Les officiers d'artillerie se mettaient aux fenêtres, croyant à une
inspection imprévue du ministre de la guerre; ce n'était qu'un écolier en
vacances qui avait voulu faire claquer son fouet tout comme un autre.
Lorsque mon grand-père conduisait sa famille à Sury, avec sa voiture et
ses chevaux, il couchait toujours en route.
Les chemins étaient si mauvais avant 1820, qu'il était tout à fait
extraordinaire si, pendant le trajet, on ne versait qu'une fois.
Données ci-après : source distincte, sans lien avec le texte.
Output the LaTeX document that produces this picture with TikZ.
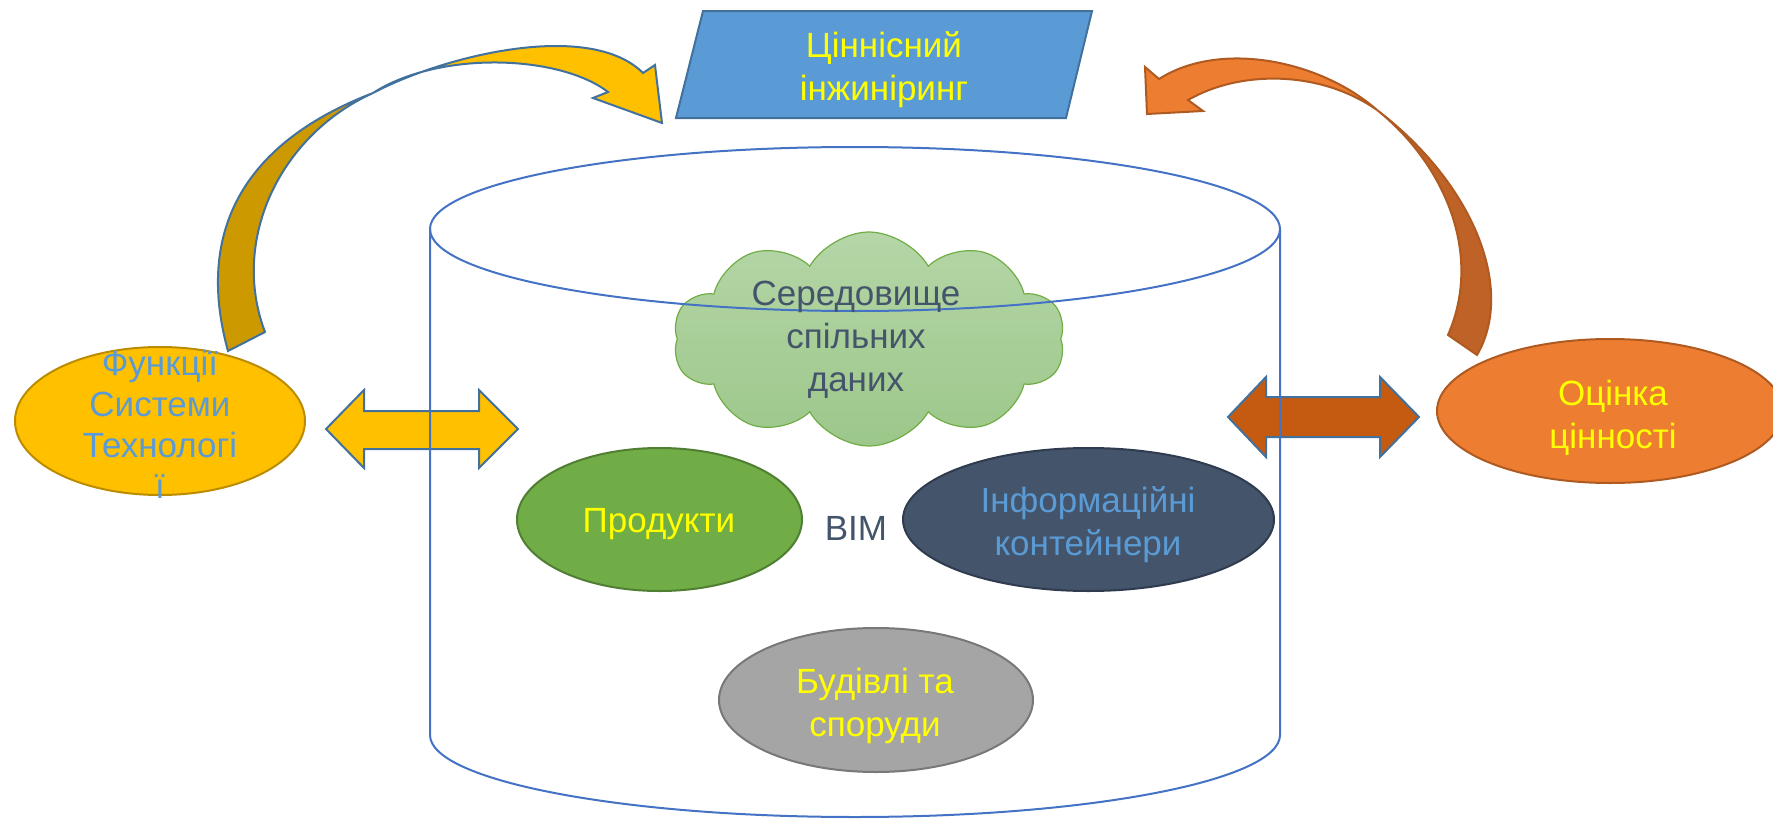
\documentclass[tikz,border=0pt]{standalone}
\usepackage{fontspec}
\setmainfont{Liberation Sans}
\usetikzlibrary{shapes.geometric,shapes.symbols}
\definecolor{paraFill}{HTML}{5B9BD5}
\definecolor{paraDraw}{HTML}{41719C}
\definecolor{cylBlue}{HTML}{4472C4}
\definecolor{gold}{HTML}{FFC000}
\definecolor{goldDark}{HTML}{CC9A00}
\definecolor{goldBorder}{HTML}{BC8C00}
\definecolor{orng}{HTML}{ED7D31}
\definecolor{orngDark}{HTML}{BF6228}
\definecolor{orngBorder}{HTML}{AE5A21}
\definecolor{rust}{HTML}{C55A11}
\definecolor{grn}{HTML}{70AD47}
\definecolor{grnBorder}{HTML}{507E32}
\definecolor{slate}{HTML}{44546A}
\definecolor{slateBorder}{HTML}{2F3B4E}
\definecolor{gry}{HTML}{A5A5A5}
\definecolor{gryBorder}{HTML}{787878}
\definecolor{cloudTop}{HTML}{B5D6A7}
\definecolor{cloudBot}{HTML}{9CC78A}
\definecolor{yel}{HTML}{FFFF00}
\definecolor{txtBlue}{HTML}{5B9BD5}
\tikzset{
  lbl/.style={font=\fontsize{17.5pt}{21.5pt}\selectfont, align=center, inner sep=0pt},
  oval/.style={ellipse, line width=1pt, inner sep=0pt},
  blockarrow/.style={line width=1pt, line join=miter},
}
\begin{document}
\begin{tikzpicture}[x=0.5pt,y=-0.5pt]
\useasboundingbox (0,0) rectangle (1773,819);

% parallelogram
\filldraw[fill=paraFill, draw=paraDraw, line width=1pt]
  (703,11) -- (1092,11) -- (1066,118) -- (676,118) -- cycle;
\node[lbl, text=yel] (vi) at (884,70) {Ціннісний\\інжиніринг};

% left curved arrow (gold)
\filldraw[blockarrow, fill=goldDark, draw=paraDraw]
  (228,351) .. controls (200,250) and (225,150) .. (373,93)
  .. controls (280,135) and (230,240) .. (265,332) -- cycle;
\filldraw[blockarrow, fill=gold, draw=paraDraw]
  (373,93) .. controls (445,55) and (590,20) .. (643,73)
  -- (655,65) -- (662,123) -- (593,98) -- (608,92)
  .. controls (560,55) and (440,50) .. (373,93) -- cycle;

% right curved arrow (orange)
\filldraw[blockarrow, fill=orngDark, draw=orngBorder]
  (1477,355) .. controls (1515,290) and (1475,185) .. (1377,110)
  .. controls (1440,160) and (1485,250) .. (1448,335) -- cycle;
\filldraw[blockarrow, fill=orng, draw=orngBorder]
  (1377,110) .. controls (1320,60) and (1220,40) .. (1159,79)
  -- (1145,67) -- (1147,114) -- (1203,111) -- (1188,100)
  .. controls (1240,70) and (1320,70) .. (1377,110) -- cycle;

% left double arrow
\filldraw[blockarrow, fill=gold, draw=paraDraw]
  (326,429) -- (364,390) -- (364,411) -- (479,411) -- (479,390) -- (518,429)
  -- (479,468) -- (479,449) -- (364,449) -- (364,468) -- cycle;
% right double arrow
\filldraw[blockarrow, fill=rust, draw=paraDraw]
  (1228,417) -- (1266,377) -- (1266,397) -- (1380,397) -- (1380,377) -- (1419,417)
  -- (1380,457) -- (1380,437) -- (1266,437) -- (1266,457) -- cycle;

% cloud
\node[cloud, cloud puffs=10, cloud puff arc=120, aspect=1.8,
      minimum width=196pt, minimum height=107pt, inner sep=0pt,
      top color=cloudTop, bottom color=cloudBot, draw=grn, line width=0.6pt]
      (cld) at (869,339) {};

% ellipses
\node[oval, fill=gold, draw=goldBorder, minimum width=145pt, minimum height=74pt] (fst) at (160,421) {};
\node[oval, fill=orng, draw=orngBorder, minimum width=173pt, minimum height=72pt] (oc) at (1610,411) {};
\node[oval, fill=grn, draw=grnBorder, minimum width=142.5pt, minimum height=71.5pt] (pr) at (659.5,519.5) {};
\node[oval, fill=slate, draw=slateBorder, minimum width=185.5pt, minimum height=71.5pt] (ic) at (1088.5,519.5) {};
\node[oval, fill=gry, draw=gryBorder, minimum width=157pt, minimum height=72pt] (bs) at (876,700) {};

% cylinder
\draw[cylBlue, line width=1pt] (855,229) ellipse [x radius=425, y radius=82];
\draw[cylBlue, line width=1pt] (430,229) -- (430,735) arc[start angle=180, end angle=0, x radius=425, y radius=82] -- (1280,229);

% texts
\node[lbl, text=slate] (cldt) at (856,340) {Середовище\\спільних\\даних};
\node[lbl, text=txtBlue, font=\fontsize{17.5pt}{20.5pt}\selectfont] (fstt) at (160,424) {Функції\\Системи\\Технологі\\ї};
\node[lbl, text=yel] (oct) at (1613,418) {Оцінка\\цінності};
\node[lbl, text=yel] (prt) at (659,524) {Продукти};
\node[lbl, text=slate] (bim) at (856,528) {BIM};
\node[lbl, text=txtBlue] (ict) at (1088,525) {Інформаційні\\контейнери};
\node[lbl, text=yel] (bst) at (875,706) {Будівлі та\\споруди};
\end{tikzpicture}
\end{document}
Fâcheuses conséquences des guerres de Napoléon Ier, qui avait
supprimé l'entretien des routes pour mieux assurer l'entretien de ses
armées.
C'était une belle institution, la poste aux chevaux, surtout dans le
moment de sa grande activité. Rien n'était plus vivant, et ne donnait
plus envie de voyager, que de voir une grande berline avec siège devant
et derrière, attelée de quatre beaux chevaux conduits par des postillons
alertes, en habits bleus, bordés de rouge et galonnés, avec leurs grosses
bottes, assez dures pour les préserver du contact des brancards et des
timons.
De loin on entendait le claquement des fouets se mêlant au bruit joyeux
des grelots, pour faire écarter les autres voitures; car c'était un privilège
de la poste royale. On devait lui laisser le haut du pavé, ou le milieu de
la chaussée.
C'était ordinairement de cette manière que faisaient leurs voyages de
noces les jeunes mariés de bonne maison.
Mais quelques-uns partant à la nuit tombante, n'allaient que jusqu'au

premier relai, revenaient en ville à la nuit close, et rentraient
discrètement à pied dans leur maison, où personne ne venait les voir
pendant quinze jours.
Sur les lettres d'invitation au mariage, on imprimait régulièrement en
post-scriptum: On part pour la campagne, cela voulait dire: nous
n'avons pas besoin de vous, ce n'est donc pas la peine de vous déranger.